One potential issue here with regards to emulating a CRT is that all these post-processing effects have the potential to add lots of lag to the display. That's why I'm thinking phosphor trails would be simple to do in post-processing without adding much lag. Every pixel has a decay signal based on experimental data. That data can be offloaded to a spare CPU thread and summed with the brightness of each frame buffer as it outputs to the display. The summation can be done almost instantly since modern CPU cores can perform billions of calculations per second. A separate thread would be used for special effects from the emulation thread, preventing slowdown.

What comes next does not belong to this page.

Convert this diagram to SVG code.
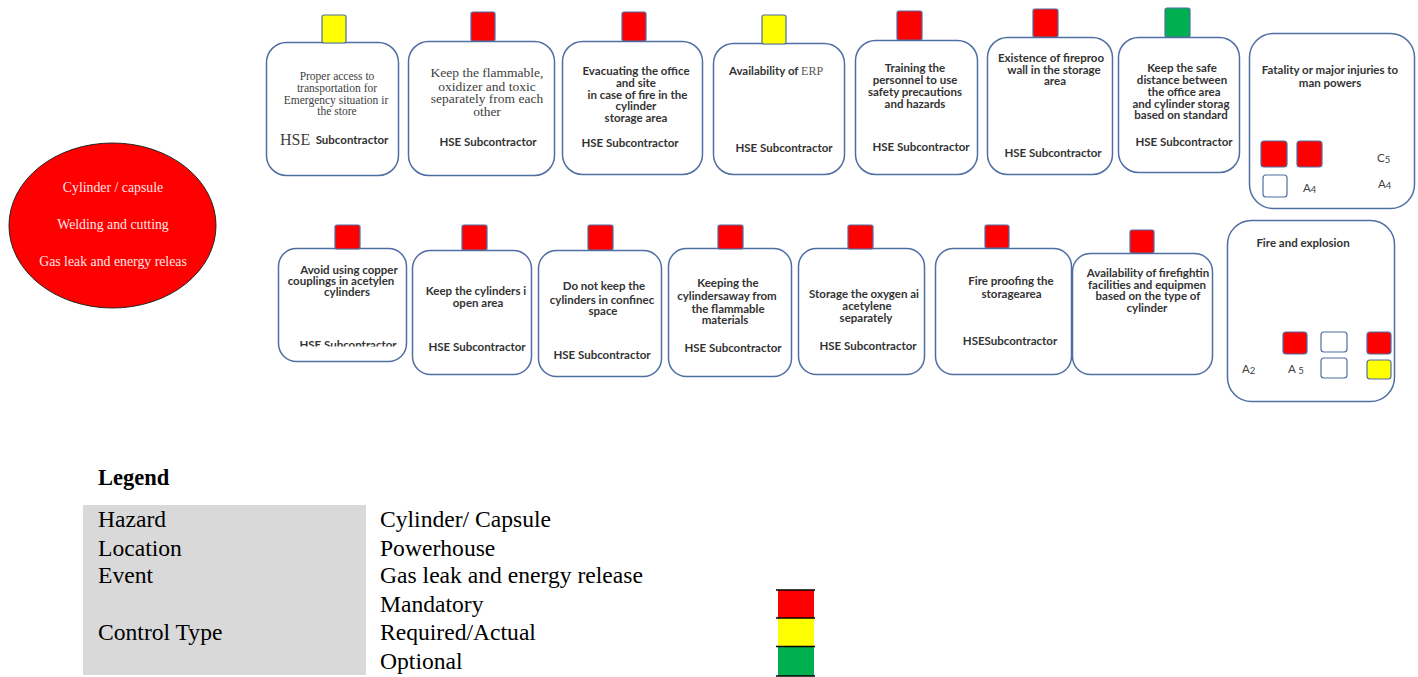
<svg xmlns="http://www.w3.org/2000/svg" width="1418" height="677" viewBox="0 0 1418 677">
<defs>
<style>
.box{fill:#fff;stroke:#4f6fa3;stroke-width:1.5}
.tab{stroke:#4f6fa3;stroke-width:1.2}
.red{fill:#ff0000}.yel{fill:#ffff00}.grn{fill:#00b050}.wht{fill:#fff}
.s{font-family:Lato,"Liberation Sans",sans-serif;font-weight:bold;font-size:11.5px;fill:#333;text-anchor:middle}
.r{font-family:"Liberation Serif",serif;fill:#404040;text-anchor:middle}
.lab{font-family:Lato,"Liberation Sans",sans-serif;font-size:11.5px;fill:#404040}
.lg{font-family:"Liberation Serif","Times New Roman",serif;font-size:23.6px;fill:#000}
.ct{font-family:"Liberation Serif",serif;font-size:13.8px;fill:#ffe6e6;text-anchor:middle}
</style>
<clipPath id="c1"><rect x="270" y="300" width="140" height="46.5"/></clipPath>
<clipPath id="c2"><rect x="38" y="240" width="149" height="40"/></clipPath>
</defs>
<g id="connectors"/>
<g id="hazard">
<ellipse cx="112.5" cy="225.5" rx="103.5" ry="82.5" fill="#ff0000" stroke="#222" stroke-width="1"/>
<text class="ct" x="113" y="192">Cylinder / capsule</text>
<text class="ct" x="113" y="229">Welding and cutting</text>
<text class="ct" x="113" y="266" clip-path="url(#c2)">Gas leak and energy releas</text>
</g>
<g id="t1">
<rect class="box" x="266.5" y="42.5" width="132" height="133" rx="20"/>
<rect class="tab yel" x="322" y="15" width="24" height="28" rx="2"/>
<text class="r" font-size="11.5px"><tspan x="337" y="80">Proper access to</tspan><tspan x="337" y="92">transportation for</tspan><tspan x="336" y="104">Emergency  situation ir</tspan><tspan x="337" y="115">the store</tspan></text>
<text x="280" y="145" font-family="Liberation Serif,serif" font-size="16px" fill="#404040">HSE</text>
<text x="352" y="144" class="s">Subcontractor</text>
</g>
<g id="t2">
<rect class="box" x="408.5" y="41.5" width="146" height="134" rx="20"/>
<rect class="tab red" x="471" y="12" width="24" height="29" rx="2"/>
<text class="r" font-size="13.5px"><tspan x="487" y="77">Keep the flammable,</tspan><tspan x="487" y="90.5">oxidizer and toxic</tspan><tspan x="487" y="103">separately  from each</tspan><tspan x="487" y="115.5">other</tspan></text>
<text x="488" y="146" class="s">HSE  Subcontractor</text>
</g>
<g id="t3">
<rect class="box" x="562.5" y="41.5" width="140" height="133" rx="20"/>
<rect class="tab red" x="622" y="12" width="24" height="29" rx="2"/>
<text class="s"><tspan x="636" y="75">Evacuating the office</tspan><tspan x="636" y="86.5">and site</tspan><tspan x="636" y="98.5"> in case of fire in the</tspan><tspan x="636" y="110">cylinder</tspan><tspan x="636" y="122">storage area</tspan></text>
<text x="630" y="147" class="s">HSE  Subcontractor</text>
</g>
<g id="t4">
<rect class="box" x="713.5" y="43.5" width="131" height="131" rx="20"/>
<rect class="tab yel" x="762" y="15" width="24" height="29" rx="2"/>
<text x="776" y="75" class="s">Availability of <tspan font-family="Liberation Serif,serif" font-weight="normal" font-size="12px" fill="#555">ERP</tspan></text>
<text x="784" y="152" class="s">HSE  Subcontractor</text>
</g>
<g id="t5">
<rect class="box" x="855.5" y="40.5" width="122" height="134" rx="20"/>
<rect class="tab red" x="897" y="11" width="25" height="29" rx="2"/>
<text class="s"><tspan x="915" y="72">Training the</tspan><tspan x="915" y="84">personnel to use</tspan><tspan x="915" y="96">safety precautions</tspan><tspan x="915" y="108">and hazards</tspan></text>
<text x="921" y="151" class="s">HSE  Subcontractor</text>
</g>
<g id="t6">
<rect class="box" x="987.5" y="37.5" width="125" height="137" rx="20"/>
<rect class="tab red" x="1033" y="9" width="25" height="28" rx="2"/>
<text class="s"><tspan x="1051" y="62">Existence of fireproo</tspan><tspan x="1054" y="73.5">wall in the storage</tspan><tspan x="1055" y="85">area</tspan></text>
<text x="1053" y="157" class="s">HSE Subcontractor</text>
</g>
<g id="t7">
<rect class="box" x="1118.5" y="37.5" width="121" height="135" rx="20"/>
<rect class="tab grn" x="1165" y="8" width="25" height="29" rx="2"/>
<text class="s"><tspan x="1182" y="72">Keep the safe</tspan><tspan x="1182" y="84">distance between</tspan><tspan x="1184" y="96">the office area</tspan><tspan x="1181" y="108">and cylinder storag</tspan><tspan x="1181" y="119">based on standard</tspan></text>
<text x="1184" y="146" class="s">HSE  Subcontractor</text>
</g>
<g id="c-fatality">
<rect class="box" x="1249.5" y="33.5" width="165" height="175" rx="24"/>
<text class="s"><tspan x="1330" y="74">Fatality or major injuries to</tspan><tspan x="1330" y="87">man powers</tspan></text>
<rect class="tab red" x="1261" y="141" width="26" height="26" rx="3"/>
<rect class="tab red" x="1297" y="141" width="25" height="26" rx="3"/>
<rect class="tab wht" x="1263" y="175" width="24" height="22" rx="3"/>
<text class="lab" x="1377" y="162">C<tspan font-size="9.5px" dy="1">5</tspan></text>
<text class="lab" x="1303" y="192">A<tspan font-size="9.5px" dy="1">4</tspan></text>
<text class="lab" x="1378" y="188">A<tspan font-size="9.5px" dy="1">4</tspan></text>
</g>
<g id="b1">
<rect class="box" x="278.5" y="248.5" width="128" height="113" rx="18"/>
<rect class="tab red" x="335" y="225" width="25" height="24" rx="2"/>
<text class="s"><tspan x="349" y="273.5">Avoid using copper</tspan><tspan x="341" y="285">couplings in acetylen</tspan><tspan x="347" y="296">cylinders</tspan></text>
<text x="348" y="348.5" class="s" clip-path="url(#c1)">HSE Subcontractor</text>
</g>
<g id="b2">
<rect class="box" x="412.5" y="250.5" width="119" height="124" rx="18"/>
<rect class="tab red" x="462" y="225" width="25" height="25" rx="2"/>
<text class="s"><tspan x="476" y="295">Keep the cylinders i</tspan><tspan x="478" y="307">open area</tspan></text>
<text x="477" y="351" class="s">HSE  Subcontractor</text>
</g>
<g id="b3">
<rect class="box" x="538.5" y="250.5" width="123" height="126" rx="18"/>
<rect class="tab red" x="588" y="225" width="25" height="25" rx="2"/>
<text class="s"><tspan x="604" y="290">Do not keep the</tspan><tspan x="602" y="303.5">cylinders in confinec</tspan><tspan x="603" y="315">space</tspan></text>
<text x="602" y="358.5" class="s">HSE  Subcontractor</text>
</g>
<g id="b4">
<rect class="box" x="668.5" y="248.5" width="123" height="128" rx="18"/>
<rect class="tab red" x="718" y="225" width="25" height="24" rx="2"/>
<text class="s"><tspan x="728" y="287">Keeping the</tspan><tspan x="727" y="300">cylindersaway  from</tspan><tspan x="728" y="313">the flammable</tspan><tspan x="725" y="324">materials</tspan></text>
<text x="733" y="352" class="s">HSE Subcontractor</text>
</g>
<g id="b5">
<rect class="box" x="798.5" y="248.5" width="126" height="126" rx="18"/>
<rect class="tab red" x="848" y="225" width="25" height="24" rx="2"/>
<text class="s"><tspan x="864" y="297.5">Storage the oxygen ai</tspan><tspan x="867" y="310">acetylene</tspan><tspan x="866" y="322">separately</tspan></text>
<text x="868" y="349.5" class="s">HSE  Subcontractor</text>
</g>
<g id="b6">
<rect class="box" x="935.5" y="248.5" width="136" height="126" rx="18"/>
<rect class="tab red" x="985" y="225" width="24" height="23" rx="2"/>
<text class="s"><tspan x="1011" y="285">Fire proofing the</tspan><tspan x="1011.5" y="297.5">storagearea</tspan></text>
<text x="1010" y="345" class="s">HSESubcontractor</text>
</g>
<g id="b7">
<rect class="box" x="1072.5" y="253.5" width="140" height="121" rx="18"/>
<rect class="tab red" x="1130" y="230" width="24" height="23" rx="2"/>
<text class="s"><tspan x="1148" y="277">Availability of firefightin</tspan><tspan x="1147" y="289">facilities and equipmen</tspan><tspan x="1148" y="300">based on the type of</tspan><tspan x="1147" y="312">cylinder</tspan></text>
</g>
<g id="c-fire">
<rect class="box" x="1227.5" y="220.5" width="167" height="181" rx="24"/>
<text x="1303" y="247" class="s">Fire and explosion</text>
<rect class="tab red" x="1283" y="332" width="24" height="22" rx="3"/>
<rect class="tab wht" x="1321" y="332" width="26" height="20" rx="3"/>
<rect class="tab red" x="1367" y="332" width="24" height="22" rx="3"/>
<rect class="tab wht" x="1321" y="358" width="26" height="20" rx="3"/>
<rect class="tab yel" x="1367" y="360" width="24" height="19" rx="3"/>
<text class="lab" x="1242" y="373">A<tspan font-size="9.5px" dy="1">2</tspan></text>
<text class="lab" x="1288" y="373">A <tspan font-size="9.5px" dy="1">5</tspan></text>
</g>
<g id="legend">
<text x="98" y="485" font-family="Liberation Serif,serif" font-weight="bold" font-size="22.5px" fill="#000">Legend</text>
<rect x="83" y="505" width="283" height="170" fill="#d9d9d9"/>
<text class="lg" x="98" y="527">Hazard</text>
<text class="lg" x="98" y="556">Location</text>
<text class="lg" x="98" y="583">Event</text>
<text class="lg" x="98" y="640">Control Type</text>
<text class="lg" x="380" y="527">Cylinder/ Capsule</text>
<text class="lg" x="380" y="556">Powerhouse</text>
<text class="lg" x="380" y="583">Gas leak and energy release</text>
<text class="lg" x="380" y="612">Mandatory</text>
<text class="lg" x="380" y="640">Required/Actual</text>
<text class="lg" x="380" y="669">Optional</text>
<rect x="778" y="590" width="36" height="28" fill="#ff0000"/>
<rect x="778" y="618" width="36" height="28" fill="#ffff00"/>
<rect x="778" y="646" width="36" height="30" fill="#00b050"/>
<g stroke="#000" stroke-width="1.5"><line x1="776" y1="590" x2="815" y2="590"/><line x1="776" y1="618" x2="815" y2="618"/><line x1="776" y1="646.5" x2="815" y2="646.5"/><line x1="776" y1="676" x2="815" y2="676"/></g>
</g>
</svg>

A true "phosphor trails" effect blending many frames together in such a manner would provide a much better overall "persistence of vision" effect than the current Stella hack which simply blends adjacent frames, but although the current implementation doesn't look exactly correct, it does facilitate the production of 30Hz video for Youtube upload without mass deletion of up to 50% of the sprite/playfield data. Adjustment sliders in software could be used to control the strength and persistence of the trails effect.

[raindog]

As I suggested on the other thread, it'd be a hell of a lot easier to just add Wiimote support to emulators (and stick a couple IR LEDs on top of your monitor, or candles on top of or just below your TV) than to produce a flat-panel display that would work with lightguns.

 

<oldman>And in 1973, we played light gun games on hardware so primitive you could point the gun at a lightbulb and win every time, and we liked it!</oldman>

[Andromeda Stardust]

Wiimote light guns, pbbbt. Needs cross-hairs to work, LOL!

[raindog]

Nah. One-time calibration so the emulator knows where the sensor bar is relative to the screen, and then it's no less imprecise than the NES Zapper. It's "Wii Motion Plus" that needs crosshairs due to the drift.